Angelina and 10-month-old Tim in the Bucharest refuge. Photo: World Vision

If it weren’t enough to be refugees of a brutal conflict, the six women are now homeless and, one might think, hopeless. Yet there is little sense of despair. They tell their stories through a smile, and a remarkable good cheer.

Casting our eyes around a room where their seven lives are packed into a scattering of shopping bags and small backpacks, we ask: “What do you need?”

“We need nothing,” Angelina says, adding that have been overwhelmed by the generosity of Romania and Romanians. “What we need is a future. All we think about is a future. What does our future look like?”
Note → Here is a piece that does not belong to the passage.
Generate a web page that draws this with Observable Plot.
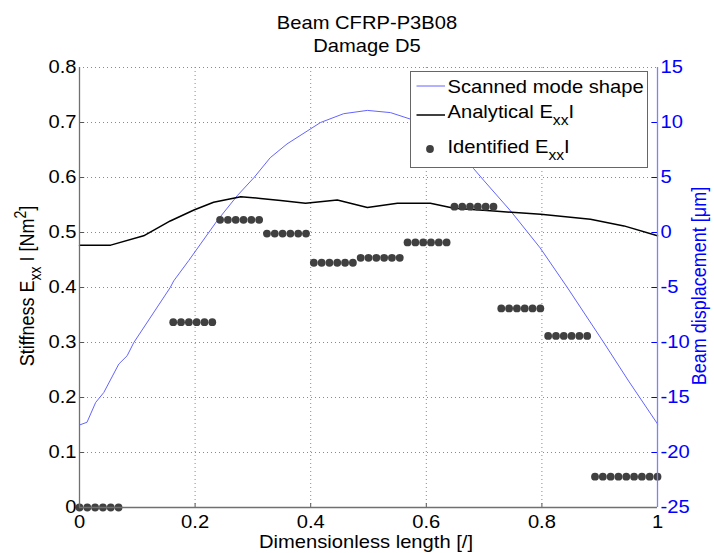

World Vision last spoke to Angelina on March 14. She said she had heard from Egor who was “alive, healthy but in a very unsafe area … we are praying”.

No time for ‘hysterics’ as Julia and her son flee

Julia Mulyarchuk is another of the many women who’ve found refuge at the shelter, after she was picked up in a confused fog at a Bucharest train station.

Her story began in the early morning of February 28. At 6.55am, in a flat in suburban Kyiv, she shakes son David awake. They must be on the road by 7am.

This way, she figures, there will be little time for messy explanations about their departure, no time for “hysterics”. Julia does not want to leave Ukraine, but the bombs have been falling too close their home for five days now. The time has come, she decides, she must save her son.

In the swirl of decisions about what to take, Julia packed a large folder of family photos – a thick stack of black-and-white snaps of Soviet-era school camps, family picnics and winter holidays.

“We didn’t have much time to pack. But I knew I had to take the photos. It might be all I have left,” she said.

‘The photos might be all I have left,’ says Julia. Photo: World Vision

Among them, a picture of her with husband Leonid, a colour, studio portrait of two 20-somethings very much in love. Apart from the fact that adult males must stay behind in Ukraine, Leonid is suffering from chronic kidney failure and needs daily dialysis treatment.

With the help of a local church, Julia, 44, and David, eight, boarded a small bus with around 25 others headed for the southern Ukraine city of Chernivtsi.

With every spare room in the city occupied by other Ukrainians fleeing the frontlines, Julia decided to keep moving south across the Romanian border.

At Bucharest’s Gara de Nord railway station, a policewoman spied a dazed-looking Julia wandering around the station in tears, and arranged for her to go straight to the refuge.

“I just can’t believe how generous people have been. It’s hard to understand why people want to help us … I find it so hard to receive help,” she says.

Julia and her son David are just grateful to be safe. Photo: World Vision

Like so many Ukrainians who have fled, Julia is happy, in the first instance, just to be safe. David is happy enough, playing with a new-found Romanian friend in the shelter and whiling away his time on Roblox and YouTube. But thoughts of the future are never far away.

“I never planned to come to Romania, but here I am – kind of a homeless person. We have a roof over our head, we have a shower, we have food, but I have no idea how long I will be here, or how long I can be here, if or when we can ever return to Ukraine.”

And yet amid it all, the trauma of war, upheaval and the weight of uncertainty, Julia can still muster gratitude.

“You know, I think for me some day, my war will be over. But my heart goes out to these women [victims of domestic violence] – their war just goes on.”

Mike Bruce is in Romania working with World Vision’s response to the Ukraine refugee crisis.